WHAT IS EXPECTED
Quote every line of the data below as it stands, omitting pictures.

········

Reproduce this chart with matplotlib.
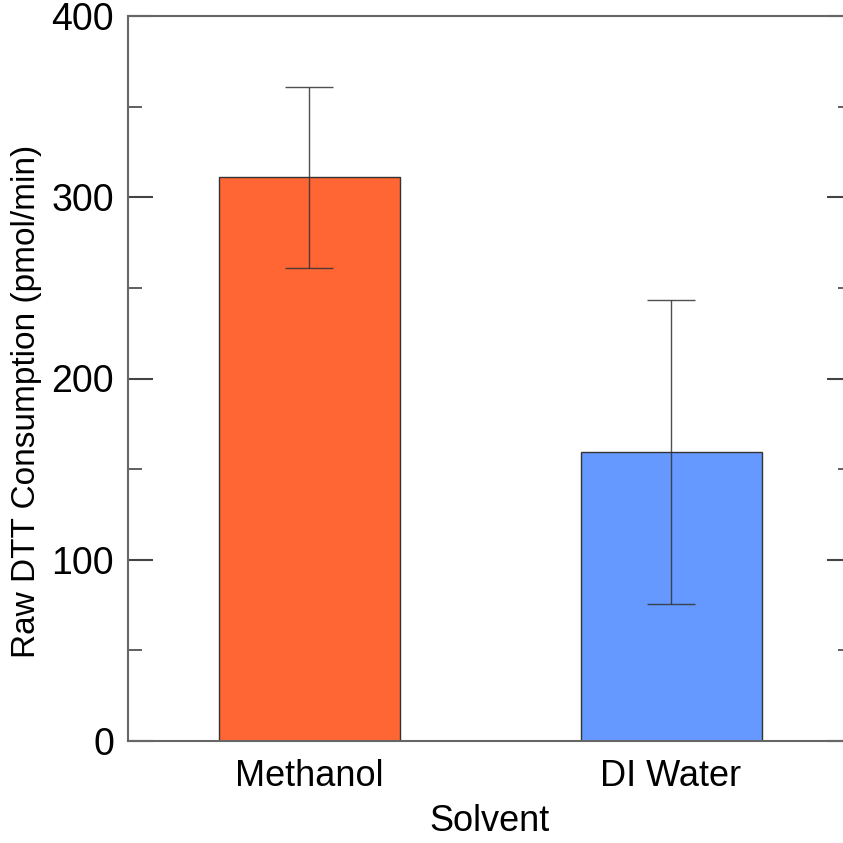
import matplotlib.pyplot as plt
from matplotlib.ticker import MultipleLocator

plt.rcParams['font.family'] = ['Liberation Sans', 'DejaVu Sans']

solvents = ["Methanol", "DI Water"]
consumption = [311, 159.5]
errors = [50, 84]
colors = ["#FF6633", "#6699FF"]

fig = plt.figure(figsize=(8.43, 8.43), dpi=100)
ax = fig.add_axes([128 / 843, 102 / 843, 724 / 843, 725 / 843])

x = range(len(solvents))
ax.bar(x, consumption, width=0.5, color=colors, edgecolor="#333333", linewidth=1.0, zorder=2)
ax.errorbar(x, consumption, yerr=errors, fmt="none", ecolor="#333333", elinewidth=1.0,
            capsize=17, capthick=1.0, zorder=3, alpha=0.85)

ax.set_xlim(-0.5, 1.5)
ax.set_ylim(0, 400)
ax.set_xticks(list(x))
ax.set_xticklabels(solvents)
ax.yaxis.set_major_locator(MultipleLocator(100))
ax.yaxis.set_minor_locator(MultipleLocator(50))

for s in ax.spines.values():
    s.set_color("#666666")
    s.set_linewidth(1.5)

ax.tick_params(axis="y", which="major", direction="in", length=18, width=1.5, color="#444444",
               right=True, labelsize=27, pad=10)
ax.tick_params(axis="y", which="minor", direction="in", length=10, width=1.2, color="#444444",
               right=True)
ax.tick_params(axis="x", which="both", length=0, labelsize=26, pad=13)

ax.set_ylabel("Raw DTT Consumption (pmol/min)", fontsize=24, labelpad=7)
ax.yaxis.label.set_y(0.468)
ax.set_xlabel("Solvent", fontsize=26, labelpad=7)

fig.savefig("out.png", dpi=100)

········

FINAL RESULT
Reproduce this chart with matplotlib.
import matplotlib.pyplot as plt
from matplotlib.ticker import MultipleLocator

plt.rcParams['font.family'] = ['Liberation Sans', 'DejaVu Sans']

solvents = ["Methanol", "DI Water"]
consumption = [311, 159.5]
errors = [50, 84]
colors = ["#FF6633", "#6699FF"]

fig = plt.figure(figsize=(8.43, 8.43), dpi=100)
ax = fig.add_axes([128 / 843, 102 / 843, 724 / 843, 725 / 843])

x = range(len(solvents))
ax.bar(x, consumption, width=0.5, color=colors, edgecolor="#333333", linewidth=1.0, zorder=2)
ax.errorbar(x, consumption, yerr=errors, fmt="none", ecolor="#333333", elinewidth=1.0,
            capsize=17, capthick=1.0, zorder=3, alpha=0.85)

ax.set_xlim(-0.5, 1.5)
ax.set_ylim(0, 400)
ax.set_xticks(list(x))
ax.set_xticklabels(solvents)
ax.yaxis.set_major_locator(MultipleLocator(100))
ax.yaxis.set_minor_locator(MultipleLocator(50))

for s in ax.spines.values():
    s.set_color("#666666")
    s.set_linewidth(1.5)

ax.tick_params(axis="y", which="major", direction="in", length=18, width=1.5, color="#444444",
               right=True, labelsize=27, pad=10)
ax.tick_params(axis="y", which="minor", direction="in", length=10, width=1.2, color="#444444",
               right=True)
ax.tick_params(axis="x", which="both", length=0, labelsize=26, pad=13)

ax.set_ylabel("Raw DTT Consumption (pmol/min)", fontsize=24, labelpad=7)
ax.yaxis.label.set_y(0.468)
ax.set_xlabel("Solvent", fontsize=26, labelpad=7)

fig.savefig("out.png", dpi=100)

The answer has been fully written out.